The 2010 Mariners, however? They were 61-101.

“We’re getting practice,” Molitor lamented when asked about the team’s penchant for walk-off losses. “It’s hard to explain. I don’t know if I’ve ever seen so many in a relatively short span.

“We kind of put ourselves in that situation by not scoring once again. We had all those opportunities and I don’t know how many innings we went hitless there at the end, so you hate to have it come down to one pitch and a homer like that. It’s the way you lost, but there are certainly a lot of things up to that point we could have done better to give ourselves a better chance.”

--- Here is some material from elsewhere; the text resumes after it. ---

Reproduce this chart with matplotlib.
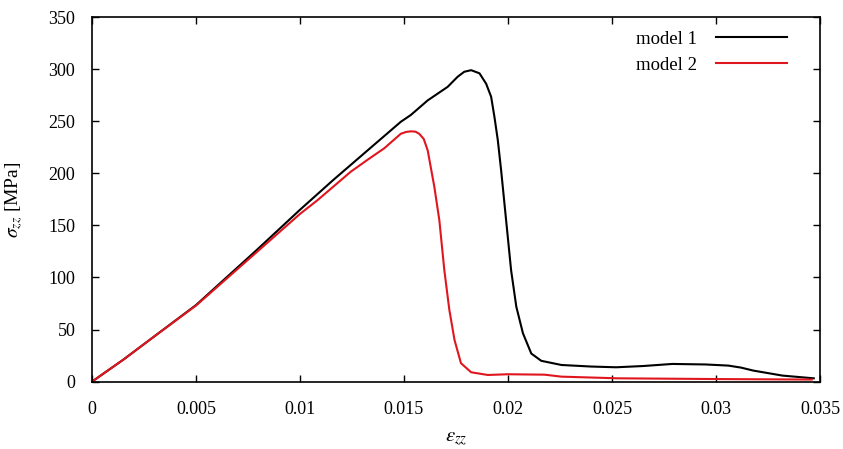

Gibson mentioned the number of one-run losses the team had in 2016, and how that has provided mental toughness as a lot of the key players this year are holdovers from that season.

“(It’s) a lot of the same guys,” Gibson said. “We’ve been through it before and we’ve got a lot of guys here who are fighting hard. I don’t think that’s going to define us at the end of the year, that’s for sure.”

Dozier loves Drew Butera

Rosario flared a foul ball that landed in the Twins dugout in the fifth inning. Butera raced over to try to catch the ball, and instead caught some feelings from Dozier.

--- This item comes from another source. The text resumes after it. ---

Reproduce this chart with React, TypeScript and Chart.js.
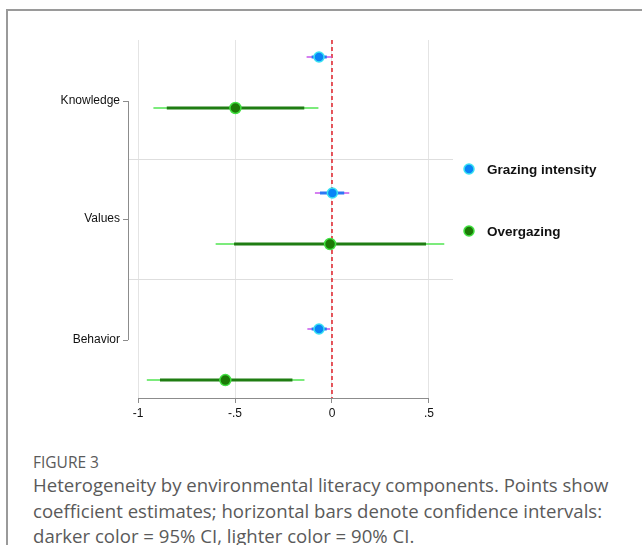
import React, { useEffect, useRef } from "react";
import { Chart, registerables } from "chart.js";

Chart.register(...registerables);

// ---------- data ----------
const categories = ["Knowledge", "Values", "Behavior"];
const seriesNames = ["Grazing intensity", "Overgazing"];

const grazingEst = [-0.067, 0.002, -0.067];
const grazingInnerLo = [-0.105, -0.062, -0.105];
const grazingInnerHi = [-0.027, 0.063, -0.027];
const grazingOuterLo = [-0.131, -0.088, -0.127];
const grazingOuterHi = [-0.002, 0.089, -0.01];

const overEst = [-0.498, -0.01, -0.55];
const overInnerLo = [-0.852, -0.505, -0.887];
const overInnerHi = [-0.143, 0.485, -0.204];
const overOuterLo = [-0.921, -0.6, -0.955];
const overOuterHi = [-0.07, 0.579, -0.142];

const xTicks = [-1, -0.5, 0, 0.5];
const xTickLabels = ["-1", "-.5", "0", ".5"];

// ---------- layout (not data) ----------
const rowPos = [0, 1, 2];
const seriesOffset = [0, 0.375];
const labelPos = [0.324, 1.191, 2.081];
const separatorPos = [0.752, 1.632];
const Y_MIN = -0.125;
const Y_MAX = 2.507;
const X_MIN = -1.052;
const X_MAX = 0.624;

const COL = {
  blueFill: "#0a84f6",
  blueBorder: "#3ae2f2",
  blueInner: "#2d78f4",
  blueOuter: "#c857ec",
  greenFill: "#1c7a06",
  greenBorder: "#42e042",
  greenInner: "#1f7d12",
  greenOuter: "#52e552",
};

const points = (est: number[], s: number) =>
  est.map((v, i) => ({ x: v, y: rowPos[i] + seriesOffset[s] }));

const segs = (lo: number[], hi: number[], s: number) => {
  const out: any[] = [];
  lo.forEach((l, i) => {
    const y = rowPos[i] + seriesOffset[s];
    out.push({ x: l, y });
    out.push({ x: hi[i], y });
    out.push({ x: null, y: null });
  });
  return out;
};

const decorPlugin = {
  id: "decor",
  beforeDatasetsDraw(chart: any) {
    const { ctx, chartArea: a, scales } = chart;
    const xs = scales.x;
    const ys = scales.y;
    ctx.save();
    // separators
    ctx.strokeStyle = "#dedede";
    ctx.lineWidth = 1;
    separatorPos.forEach((p) => {
      const y = Math.round(ys.getPixelForValue(p)) + 0.5;
      ctx.beginPath();
      ctx.moveTo(a.left, y);
      ctx.lineTo(a.right, y);
      ctx.stroke();
    });
    // zero reference line
    const x0 = xs.getPixelForValue(0);
    ctx.strokeStyle = "#e0202a";
    ctx.lineWidth = 1.5;
    ctx.setLineDash([4, 3]);
    ctx.beginPath();
    ctx.moveTo(x0, a.top);
    ctx.lineTo(x0, a.bottom);
    ctx.stroke();
    ctx.setLineDash([]);
    ctx.restore();
  },
  afterDraw(chart: any) {
    const { ctx, chartArea: a, scales } = chart;
    const xs = scales.x;
    const ys = scales.y;
    ctx.save();
    ctx.strokeStyle = "#8c8c8c";
    ctx.lineWidth = 1;
    // x axis line between first and last tick
    const yb = Math.round(a.bottom) + 0.5;
    ctx.beginPath();
    ctx.moveTo(xs.getPixelForValue(xTicks[0]), yb);
    ctx.lineTo(xs.getPixelForValue(xTicks[xTicks.length - 1]), yb);
    ctx.stroke();
    // y spine between first and last label
    const xl = Math.round(a.left) + 0.5;
    ctx.beginPath();
    ctx.moveTo(xl, ys.getPixelForValue(labelPos[0]));
    ctx.lineTo(xl, ys.getPixelForValue(labelPos[labelPos.length - 1]));
    ctx.stroke();

    // legend
    const legendY = [169, 231];
    const fills = [COL.blueFill, COL.greenFill];
    const borders = [COL.blueBorder, COL.greenBorder];
    seriesNames.forEach((name, i) => {
      const cx = a.right + 16;
      ctx.beginPath();
      ctx.arc(cx, legendY[i], 5, 0, Math.PI * 2);
      ctx.fillStyle = fills[i];
      ctx.fill();
      ctx.lineWidth = 1.5;
      ctx.strokeStyle = borders[i];
      ctx.stroke();
      ctx.fillStyle = "#111";
      ctx.font = "bold 13.5px 'Liberation Sans', Arial, sans-serif";
      ctx.textBaseline = "middle";
      ctx.textAlign = "left";
      ctx.fillText(name, a.right + 34, legendY[i] + 1);
    });
    ctx.restore();
  },
};

export default function App() {
  const ref = useRef<HTMLCanvasElement | null>(null);

  useEffect(() => {
    if (!ref.current) return;
    const chart = new Chart(ref.current, {
      type: "scatter",
      data: {
        datasets: [
          {
            label: seriesNames[0],
            data: points(grazingEst, 0),
            pointRadius: 5,
            pointHoverRadius: 5,
            backgroundColor: COL.blueFill,
            borderColor: COL.blueBorder,
            borderWidth: 1.5,
          },
          {
            label: seriesNames[1],
            data: points(overEst, 1),
            pointRadius: 5.5,
            pointHoverRadius: 5.5,
            backgroundColor: COL.greenFill,
            borderColor: COL.greenBorder,
            borderWidth: 1.5,
          },
          {
            type: "line",
            label: "g95",
            data: segs(grazingInnerLo, grazingInnerHi, 0),
            borderColor: COL.blueInner,
            borderWidth: 3,
            pointRadius: 0,
            spanGaps: false,
          },
          {
            type: "line",
            label: "o95",
            data: segs(overInnerLo, overInnerHi, 1),
            borderColor: COL.greenInner,
            borderWidth: 3,
            pointRadius: 0,
            spanGaps: false,
          },
          {
            type: "line",
            label: "g90",
            data: segs(grazingOuterLo, grazingOuterHi, 0),
            borderColor: COL.blueOuter,
            borderWidth: 1.5,
            pointRadius: 0,
            spanGaps: false,
          },
          {
            type: "line",
            label: "o90",
            data: segs(overOuterLo, overOuterHi, 1),
            borderColor: COL.greenOuter,
            borderWidth: 1.5,
            pointRadius: 0,
            spanGaps: false,
          },
        ] as any,
      },
      options: {
        animation: false,
        responsive: false,
        layout: { padding: { top: 40, right: 189, left: 0, bottom: 0 } },
        plugins: { legend: { display: false }, tooltip: { enabled: false } },
        scales: {
          x: {
            type: "linear",
            min: X_MIN,
            max: X_MAX,
            afterBuildTicks: (s: any) => {
              s.ticks = xTicks.map((v) => ({ value: v }));
            },
            afterFit: (s: any) => {
              s.height = 27;
            },
            ticks: {
              callback: (_v: any, i: number) => xTickLabels[i],
              color: "#111",
              font: { family: "'Liberation Sans', Arial, sans-serif", size: 12 },
              padding: 3,
              maxRotation: 0,
              autoSkip: false,
            },
            grid: {
              color: "#e4e4e4",
              tickColor: "#8c8c8c",
              tickLength: 5,
            },
            border: { display: false },
          },
          y: {
            type: "linear",
            reverse: true,
            min: Y_MIN,
            max: Y_MAX,
            afterBuildTicks: (s: any) => {
              s.ticks = labelPos.map((v) => ({ value: v }));
            },
            afterFit: (s: any) => {
              s.width = 128;
            },
            ticks: {
              callback: (_v: any, i: number) => categories[i],
              color: "#111",
              font: { family: "'Liberation Sans', Arial, sans-serif", size: 12 },
              padding: 3,
              autoSkip: false,
            },
            grid: {
              drawOnChartArea: false,
              tickColor: "#8c8c8c",
              tickLength: 5,
            },
            border: { display: false },
          },
        },
      },
      plugins: [decorPlugin],
    } as any);
    return () => chart.destroy();
  }, []);

  return (
    <div
      style={{
        position: "absolute",
        left: 0,
        top: 0,
        width: 642,
        height: 545,
        background: "#fff",
        overflow: "hidden",
      }}
    >
      <div
        style={{
          position: "absolute",
          left: 6,
          top: 9,
          width: 660,
          height: 560,
          borderLeft: "2px solid #9a9a9a",
          borderTop: "2px solid #9a9a9a",
        }}
      />
      <canvas
        ref={ref}
        width={642}
        height={425}
        style={{ position: "absolute", left: 0, top: 0, width: 642, height: 425 }}
      />
      <div
        style={{
          position: "absolute",
          left: 33,
          top: 452,
          fontFamily: "'Open Sans', sans-serif",
          fontSize: 15.5,
          lineHeight: "20px",
          color: "#5a5a5a",
        }}
      >
        FIGURE 3
      </div>
      <div
        style={{
          position: "absolute",
          left: 33,
          top: 472,
          width: 620,
          fontFamily: "'Open Sans', sans-serif",
          fontSize: 18.6,
          lineHeight: "25.5px",
          color: "#5a5a5a",
          whiteSpace: "nowrap",
        }}
      >
        Heterogeneity by environmental literacy components. Points show
        <br />
        coefficient estimates; horizontal bars denote confidence intervals:
        <br />
        darker color = 95% CI, lighter color = 90% CI.
      </div>
    </div>
  );
}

The two were teammates on the 2012 Twins, as well as very briefly the next year before the Twins traded Butera to the Los Angeles Dodgers for lefty Miguel Sulbaran.

Notes

  • Don’t be surprised if the Twins make a move for a fresh arm prior to Wednesday’s game. Molitor said he didn’t have anything to announce, but that the team was considering all of its options for Wednesday.
  • The game was delayed 24 minutes by rain before starting.
  • Rosario is hitting .361/.378/.630 in May.
  • The Twins are just two walk-off losses from matching the 2004 team’s mark (10).
  • The Twins fell to 35-62 against the Royals since 2013 — the worst record of an AL team against another over that stretch, according to the game notes.
  • Jon Jay’s bunt single in the third inning extended his hitting streak to 11 games.